Le rêve ne s'achève pas lorsque le saxophone rejoint la caravane, Abdallah se lance dans des vocalises sibyllines, le rythme s'accentue, les doigts de l'Egyptien s'activent sur les cordes du luth persan, ni la contrebasse, ni le piano , ni les percussions ne perdent pied, le public, envoûté, savoure une série de soli sulfureux ou musclé pour la batterie, la magie se dissipe au bout de douze minutes ( enfin, c'est ce que tu imagines, t'avais pas de chrono), la prestation est saluée par une salve d'applaudissements.
Après avoir introduit, non sans humour, ses équipiers, une plume pour le couteau-suisse à la batterie, le/la boss décide de nous emmener du côté de l'Irlande sur ' La Chaussée des Géants', un extrait de Enjoy et aussi un des morceaux préférés de Thomas Pesquet.
Sous forme de rondo infernal, tu pars faire la connaissance du Clochán na bhFómharach, tu seras autant impressionné par la sauvagerie du paysage que par l'accompagnement sonore accidenté.
Donald, moins farfelu que l'ex-président des States, régale l'assistance par son jeu, mariant fougue et excentricités, le saz n'a pas effrayé les moutons locaux, le piano et la contrebasse, en soutien, sautillent sur les cailloux , tandis que le sax enrobe le tout d'un souffle fondant.

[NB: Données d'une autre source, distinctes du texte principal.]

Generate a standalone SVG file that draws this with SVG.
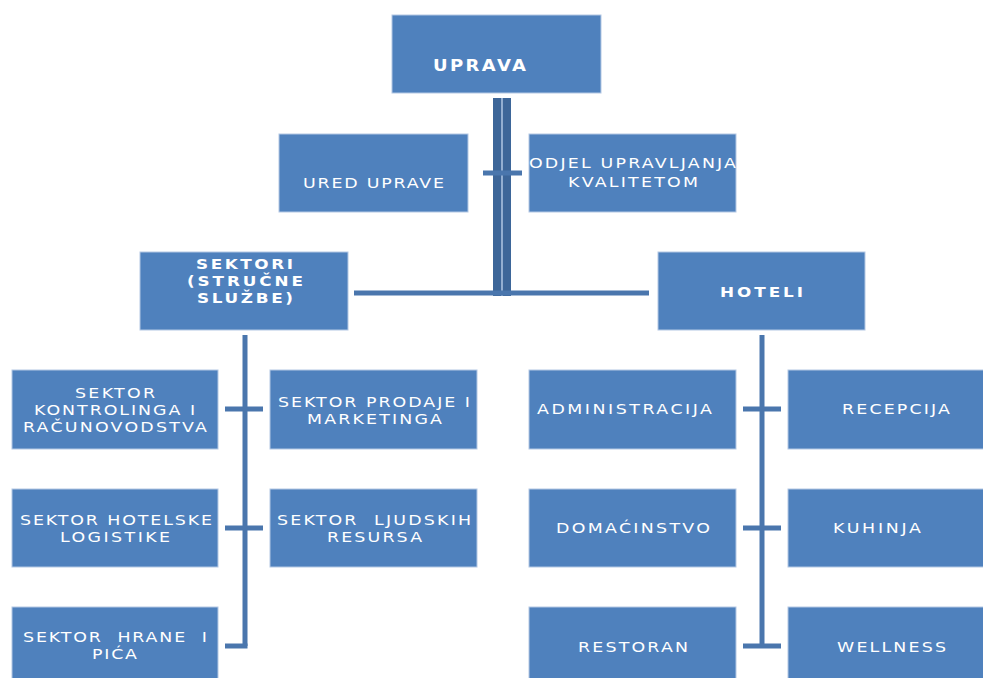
<svg xmlns="http://www.w3.org/2000/svg" width="983" height="678" viewBox="0 0 983 678">
<style>
.box{fill:#4f81bd;stroke:#b4c8e4;stroke-width:1}
.t{font-family:"DejaVu Sans","Liberation Sans",sans-serif;font-size:14.5px;fill:#ffffff}
.b{font-family:"DejaVu Sans","Liberation Sans",sans-serif;font-size:14px;font-weight:bold;fill:#ffffff}
.ln{stroke:#4a76ad;stroke-width:5;fill:none}
.dl{stroke:#3d6699;stroke-width:8;fill:none}
</style>
<rect width="983" height="678" fill="#ffffff"/>
<g id="connectors">
<line class="dl" x1="497" y1="98" x2="497" y2="296"/>
<line class="dl" x1="507" y1="98" x2="507" y2="296"/>
<line x1="502" y1="98" x2="502" y2="296" stroke="#6f93c2" stroke-width="1.5"/>
<line class="ln" x1="483" y1="173" x2="522" y2="173" stroke="#3d6699"/>
<line class="ln" x1="354" y1="293" x2="649" y2="293"/>
<line class="ln" x1="245" y1="335" x2="245" y2="646"/>
<line class="ln" x1="225" y1="409" x2="263" y2="409"/>
<line class="ln" x1="225" y1="528" x2="263" y2="528"/>
<line class="ln" x1="225" y1="646" x2="247.5" y2="646"/>
<line class="ln" x1="762" y1="335" x2="762" y2="646"/>
<line class="ln" x1="743" y1="409" x2="781" y2="409"/>
<line class="ln" x1="743" y1="528" x2="781" y2="528"/>
<line class="ln" x1="743" y1="646" x2="781" y2="646"/>
</g>
<g id="uprava"><rect class="box" x="392" y="15" width="209" height="78"/><text class="b" transform="translate(433 71) scale(1.2 1)" textLength="77.5" lengthAdjust="spacing" style="font-size:15px">UPRAVA</text></g>
<g id="ured"><rect class="box" x="279" y="134" width="189" height="78"/><text class="t" transform="translate(303 188) scale(1.2 1)" textLength="117.5" lengthAdjust="spacing">URED UPRAVE</text></g>
<g id="odjel"><rect class="box" x="529" y="134" width="207" height="78"/><text class="t" transform="translate(529 168) scale(1.2 1)" textLength="172.5" lengthAdjust="spacing">ODJEL UPRAVLJANJA</text><text class="t" transform="translate(568 187) scale(1.2 1)" textLength="108.3" lengthAdjust="spacing">KVALITETOM</text></g>
<g id="sektori"><rect class="box" x="140" y="252" width="208" height="78"/><text class="b" transform="translate(196 269) scale(1.2 1)" textLength="80.8" lengthAdjust="spacing">SEKTORI</text><text class="b" transform="translate(187 286) scale(1.2 1)" textLength="96.7" lengthAdjust="spacing">(STRUČNE</text><text class="b" transform="translate(197 303) scale(1.2 1)" textLength="80" lengthAdjust="spacing">SLUŽBE)</text></g>
<g id="hoteli"><rect class="box" x="658" y="252" width="207" height="78"/><text class="b" transform="translate(720 297) scale(1.2 1)" textLength="69.2" lengthAdjust="spacing">HOTELI</text></g>
<g id="kontrolinga"><rect class="box" x="12" y="370" width="206" height="79"/><text class="t" transform="translate(75 398) scale(1.2 1)" textLength="66.7" lengthAdjust="spacing">SEKTOR</text><text class="t" transform="translate(34 415) scale(1.2 1)" textLength="134.2" lengthAdjust="spacing">KONTROLINGA I</text><text class="t" transform="translate(23 432) scale(1.2 1)" textLength="153.3" lengthAdjust="spacing">RAČUNOVODSTVA</text></g>
<g id="prodaje"><rect class="box" x="270" y="370" width="207" height="79"/><text class="t" transform="translate(278 407) scale(1.2 1)" textLength="160" lengthAdjust="spacing">SEKTOR PRODAJE I</text><text class="t" transform="translate(307 424) scale(1.2 1)" textLength="112.5" lengthAdjust="spacing">MARKETINGA</text></g>
<g id="logistike"><rect class="box" x="12" y="489" width="206" height="78"/><text class="t" transform="translate(20 525) scale(1.2 1)" textLength="160" lengthAdjust="spacing">SEKTOR HOTELSKE</text><text class="t" transform="translate(60 542) scale(1.2 1)" textLength="91.7" lengthAdjust="spacing">LOGISTIKE</text></g>
<g id="ljudski"><rect class="box" x="270" y="489" width="207" height="78"/><text class="t" transform="translate(277 525) scale(1.2 1)" textLength="161.7" lengthAdjust="spacing" style="white-space:pre">SEKTOR  LJUDSKIH</text><text class="t" transform="translate(327 542) scale(1.2 1)" textLength="79.2" lengthAdjust="spacing">RESURSA</text></g>
<g id="hrana"><rect class="box" x="12" y="607" width="206" height="80"/><text class="t" transform="translate(23 642) scale(1.2 1)" textLength="153.3" lengthAdjust="spacing" style="white-space:pre">SEKTOR  HRANE  I</text><text class="t" transform="translate(92 659) scale(1.2 1)" textLength="37.5" lengthAdjust="spacing">PIĆA</text></g>
<g id="administracija"><rect class="box" x="529" y="370" width="207" height="79"/><text class="t" transform="translate(537 414) scale(1.2 1)" textLength="145.8" lengthAdjust="spacing">ADMINISTRACIJA</text></g>
<g id="recepcija"><rect class="box" x="788" y="370" width="196" height="79"/><text class="t" transform="translate(842 414) scale(1.2 1)" textLength="90" lengthAdjust="spacing">RECEPCIJA</text></g>
<g id="domacinstvo"><rect class="box" x="529" y="489" width="207" height="78"/><text class="t" transform="translate(556 533) scale(1.2 1)" textLength="128.3" lengthAdjust="spacing">DOMAĆINSTVO</text></g>
<g id="kuhinja"><rect class="box" x="788" y="489" width="196" height="78"/><text class="t" transform="translate(833 533) scale(1.2 1)" textLength="73.3" lengthAdjust="spacing">KUHINJA</text></g>
<g id="restoran"><rect class="box" x="529" y="607" width="207" height="80"/><text class="t" transform="translate(578 652) scale(1.2 1)" textLength="91.7" lengthAdjust="spacing">RESTORAN</text></g>
<g id="wellness"><rect class="box" x="788" y="607" width="196" height="80"/><text class="t" transform="translate(837 652) scale(1.2 1)" textLength="90.8" lengthAdjust="spacing">WELLNESS</text></g>
</svg>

Parenthèse servant à expliciter la genèse d' ' Enjoy': après le départ de Mohamed Abozekry, retourné au pays, l'oud est remplacé par le saz du frère de Mohamed, lors de prestations antérieurs, Raphaëlle Brochet, une amie de Philippe Aerts, était venue prêter main forte au groupe en illustrant certaines compositions de son chant indien, un violon était aussi de la partie, on doit s'en passer ce soir pour le titre ' Songe en forme de fougère', une ballade décorée d'une flûte celtique, accolée à 'Songe en forme de palmier' une plage ornée de vocalises moins vertes et jouée en mode Marrakech Express, devenu TGV.
David Crosby et ses copains n'en reviennent pas encore.
La Belgique est mise à contribution pour amorcer 'Fleurette égyptienne' que Sophie Alour a composé en hommage à Duke Ellington, l'auteur de 'Fleurette africaine' , après le solo racé de Philippe Aerts, le sax s'immisce dans la plage sous forme de souffle d'agonisant, le piano rapplique, bricole en douce, le saz fignole, le ton est à la méditation, Duke, ravi, se dit, j'irais bien lui raconter fleurette à cette fille, qui termine ce morceau génial sur un dernier soupir.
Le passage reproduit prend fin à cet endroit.